YOUR INSTRUCTIONS:
Could the lines from the start of the data through the line with "const yTickLabels = ['-0.06'];" be set down exactly, with no pictures among them?

RECORDED INFORMATION:
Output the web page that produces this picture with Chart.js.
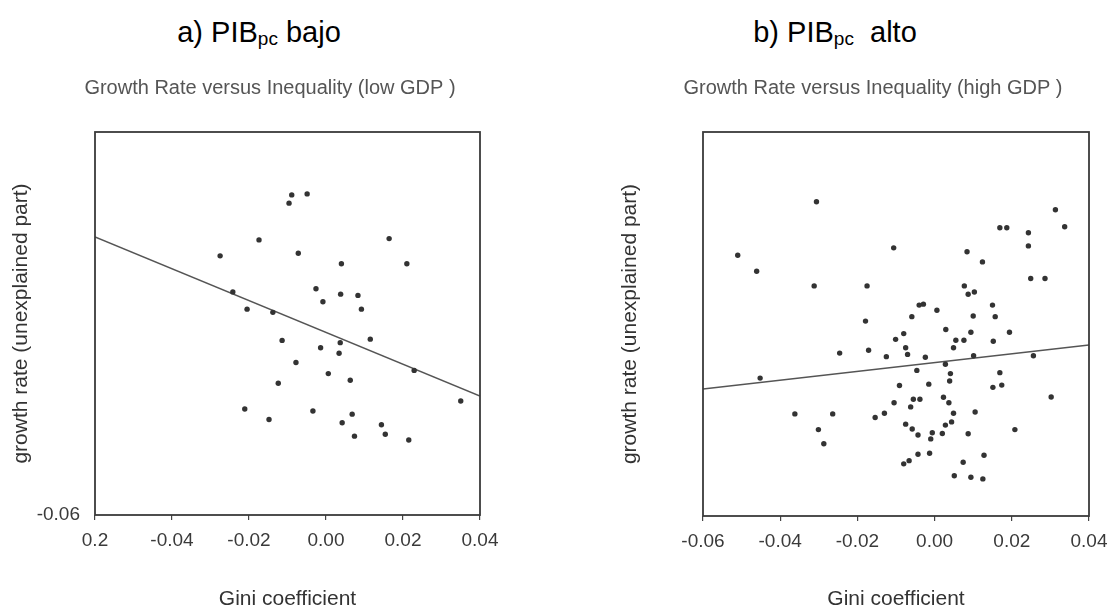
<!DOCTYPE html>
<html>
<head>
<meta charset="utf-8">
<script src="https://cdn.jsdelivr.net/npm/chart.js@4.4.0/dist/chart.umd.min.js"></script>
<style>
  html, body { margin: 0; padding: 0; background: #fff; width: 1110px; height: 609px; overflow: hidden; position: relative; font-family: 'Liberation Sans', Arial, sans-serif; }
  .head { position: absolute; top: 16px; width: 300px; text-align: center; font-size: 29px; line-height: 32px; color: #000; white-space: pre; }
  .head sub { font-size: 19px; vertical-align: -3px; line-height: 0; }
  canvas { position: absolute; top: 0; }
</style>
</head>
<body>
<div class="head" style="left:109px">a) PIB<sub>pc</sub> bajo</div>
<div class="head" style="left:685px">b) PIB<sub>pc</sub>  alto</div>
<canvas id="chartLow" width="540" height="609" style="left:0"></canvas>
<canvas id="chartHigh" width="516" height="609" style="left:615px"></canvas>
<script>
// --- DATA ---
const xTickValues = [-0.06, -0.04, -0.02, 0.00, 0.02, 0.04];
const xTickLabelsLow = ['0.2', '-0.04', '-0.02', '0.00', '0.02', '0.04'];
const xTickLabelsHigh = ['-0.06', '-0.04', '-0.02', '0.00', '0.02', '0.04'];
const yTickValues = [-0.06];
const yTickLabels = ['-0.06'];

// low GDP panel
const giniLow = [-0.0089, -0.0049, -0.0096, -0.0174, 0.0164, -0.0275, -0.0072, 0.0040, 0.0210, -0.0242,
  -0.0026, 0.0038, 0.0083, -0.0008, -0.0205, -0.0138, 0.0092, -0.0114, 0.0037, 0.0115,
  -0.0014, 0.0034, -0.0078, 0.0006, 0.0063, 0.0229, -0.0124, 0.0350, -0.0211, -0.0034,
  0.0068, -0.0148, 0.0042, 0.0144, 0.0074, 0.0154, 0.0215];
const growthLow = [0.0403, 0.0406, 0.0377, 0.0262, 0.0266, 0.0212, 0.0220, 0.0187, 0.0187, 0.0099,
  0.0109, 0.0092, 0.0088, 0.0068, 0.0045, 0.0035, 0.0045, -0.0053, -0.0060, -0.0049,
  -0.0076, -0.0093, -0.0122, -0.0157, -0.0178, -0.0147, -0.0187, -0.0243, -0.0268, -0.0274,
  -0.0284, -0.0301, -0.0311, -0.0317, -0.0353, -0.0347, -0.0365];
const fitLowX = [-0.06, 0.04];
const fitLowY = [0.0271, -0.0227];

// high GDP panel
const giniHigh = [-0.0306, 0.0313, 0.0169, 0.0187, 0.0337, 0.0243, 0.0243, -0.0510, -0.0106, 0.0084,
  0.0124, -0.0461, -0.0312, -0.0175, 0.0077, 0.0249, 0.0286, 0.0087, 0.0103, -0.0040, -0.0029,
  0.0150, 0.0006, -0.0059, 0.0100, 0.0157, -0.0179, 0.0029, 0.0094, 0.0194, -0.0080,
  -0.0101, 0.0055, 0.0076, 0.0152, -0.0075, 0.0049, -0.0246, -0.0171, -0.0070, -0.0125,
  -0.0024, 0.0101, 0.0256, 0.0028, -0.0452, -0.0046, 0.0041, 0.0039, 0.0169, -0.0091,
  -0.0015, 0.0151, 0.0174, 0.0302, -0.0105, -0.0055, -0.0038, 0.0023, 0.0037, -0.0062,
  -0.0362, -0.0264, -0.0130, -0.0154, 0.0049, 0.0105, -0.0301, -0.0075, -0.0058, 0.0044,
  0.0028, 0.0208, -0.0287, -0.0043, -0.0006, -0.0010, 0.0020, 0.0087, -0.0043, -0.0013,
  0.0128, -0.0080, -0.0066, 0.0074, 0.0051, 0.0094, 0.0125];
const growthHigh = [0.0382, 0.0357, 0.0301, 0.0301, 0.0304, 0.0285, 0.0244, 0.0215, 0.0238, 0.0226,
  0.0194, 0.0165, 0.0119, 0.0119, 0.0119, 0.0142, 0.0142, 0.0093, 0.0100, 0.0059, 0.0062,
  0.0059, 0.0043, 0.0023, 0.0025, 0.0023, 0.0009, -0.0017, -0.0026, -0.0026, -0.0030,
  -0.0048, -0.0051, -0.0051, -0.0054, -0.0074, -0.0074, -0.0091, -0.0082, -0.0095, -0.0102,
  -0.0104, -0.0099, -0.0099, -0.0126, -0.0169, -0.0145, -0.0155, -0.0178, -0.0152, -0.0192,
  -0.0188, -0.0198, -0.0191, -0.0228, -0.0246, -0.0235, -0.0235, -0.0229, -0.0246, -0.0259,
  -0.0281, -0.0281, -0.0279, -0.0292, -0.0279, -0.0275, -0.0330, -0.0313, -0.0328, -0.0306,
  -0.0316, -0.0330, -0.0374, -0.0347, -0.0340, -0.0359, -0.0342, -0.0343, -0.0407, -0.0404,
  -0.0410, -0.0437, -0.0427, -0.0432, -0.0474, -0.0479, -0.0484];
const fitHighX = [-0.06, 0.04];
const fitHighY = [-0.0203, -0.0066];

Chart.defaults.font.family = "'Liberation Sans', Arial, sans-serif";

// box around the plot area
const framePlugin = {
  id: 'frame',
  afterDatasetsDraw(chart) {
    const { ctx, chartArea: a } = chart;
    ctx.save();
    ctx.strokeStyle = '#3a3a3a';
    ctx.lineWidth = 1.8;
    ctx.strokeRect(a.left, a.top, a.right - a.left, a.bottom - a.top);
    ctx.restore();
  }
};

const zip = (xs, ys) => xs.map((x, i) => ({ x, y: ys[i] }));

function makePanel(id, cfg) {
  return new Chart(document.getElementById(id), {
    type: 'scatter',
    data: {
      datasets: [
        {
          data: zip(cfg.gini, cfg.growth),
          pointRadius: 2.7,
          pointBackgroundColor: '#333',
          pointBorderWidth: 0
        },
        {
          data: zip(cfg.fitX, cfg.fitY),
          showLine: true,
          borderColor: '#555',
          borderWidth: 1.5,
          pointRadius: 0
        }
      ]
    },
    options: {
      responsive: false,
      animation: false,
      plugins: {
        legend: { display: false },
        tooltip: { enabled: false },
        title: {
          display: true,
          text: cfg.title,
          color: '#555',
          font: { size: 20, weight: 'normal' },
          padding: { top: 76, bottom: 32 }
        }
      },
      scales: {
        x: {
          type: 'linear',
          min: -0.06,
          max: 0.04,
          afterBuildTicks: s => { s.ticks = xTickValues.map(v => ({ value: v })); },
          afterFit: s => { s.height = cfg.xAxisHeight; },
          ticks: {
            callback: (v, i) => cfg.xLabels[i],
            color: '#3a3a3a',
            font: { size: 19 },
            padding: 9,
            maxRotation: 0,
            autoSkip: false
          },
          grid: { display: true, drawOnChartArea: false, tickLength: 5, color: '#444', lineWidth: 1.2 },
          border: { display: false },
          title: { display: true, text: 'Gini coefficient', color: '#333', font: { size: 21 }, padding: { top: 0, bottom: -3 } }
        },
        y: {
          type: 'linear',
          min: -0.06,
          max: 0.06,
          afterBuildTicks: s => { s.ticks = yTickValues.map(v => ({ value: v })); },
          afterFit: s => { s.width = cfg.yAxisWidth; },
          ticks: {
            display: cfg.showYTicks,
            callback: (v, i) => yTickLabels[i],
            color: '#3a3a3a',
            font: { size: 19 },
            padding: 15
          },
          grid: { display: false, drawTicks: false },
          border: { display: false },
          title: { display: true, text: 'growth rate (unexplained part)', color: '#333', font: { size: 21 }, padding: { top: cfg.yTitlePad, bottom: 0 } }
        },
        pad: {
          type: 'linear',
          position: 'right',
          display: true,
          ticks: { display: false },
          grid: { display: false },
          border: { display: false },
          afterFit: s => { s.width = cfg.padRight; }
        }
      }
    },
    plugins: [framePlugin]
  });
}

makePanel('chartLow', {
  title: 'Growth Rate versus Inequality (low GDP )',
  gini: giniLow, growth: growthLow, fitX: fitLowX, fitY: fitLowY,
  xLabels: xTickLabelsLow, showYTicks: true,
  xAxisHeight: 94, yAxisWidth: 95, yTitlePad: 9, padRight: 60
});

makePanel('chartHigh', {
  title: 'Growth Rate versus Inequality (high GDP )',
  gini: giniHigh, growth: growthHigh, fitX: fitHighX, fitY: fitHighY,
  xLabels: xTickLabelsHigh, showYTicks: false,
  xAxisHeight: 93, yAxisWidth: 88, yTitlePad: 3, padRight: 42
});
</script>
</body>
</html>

COMPLETE ANSWER:
Output the web page that produces this picture with Chart.js.
<!DOCTYPE html>
<html>
<head>
<meta charset="utf-8">
<script src="https://cdn.jsdelivr.net/npm/chart.js@4.4.0/dist/chart.umd.min.js"></script>
<style>
  html, body { margin: 0; padding: 0; background: #fff; width: 1110px; height: 609px; overflow: hidden; position: relative; font-family: 'Liberation Sans', Arial, sans-serif; }
  .head { position: absolute; top: 16px; width: 300px; text-align: center; font-size: 29px; line-height: 32px; color: #000; white-space: pre; }
  .head sub { font-size: 19px; vertical-align: -3px; line-height: 0; }
  canvas { position: absolute; top: 0; }
</style>
</head>
<body>
<div class="head" style="left:109px">a) PIB<sub>pc</sub> bajo</div>
<div class="head" style="left:685px">b) PIB<sub>pc</sub>  alto</div>
<canvas id="chartLow" width="540" height="609" style="left:0"></canvas>
<canvas id="chartHigh" width="516" height="609" style="left:615px"></canvas>
<script>
// --- DATA ---
const xTickValues = [-0.06, -0.04, -0.02, 0.00, 0.02, 0.04];
const xTickLabelsLow = ['0.2', '-0.04', '-0.02', '0.00', '0.02', '0.04'];
const xTickLabelsHigh = ['-0.06', '-0.04', '-0.02', '0.00', '0.02', '0.04'];
const yTickValues = [-0.06];
const yTickLabels = ['-0.06'];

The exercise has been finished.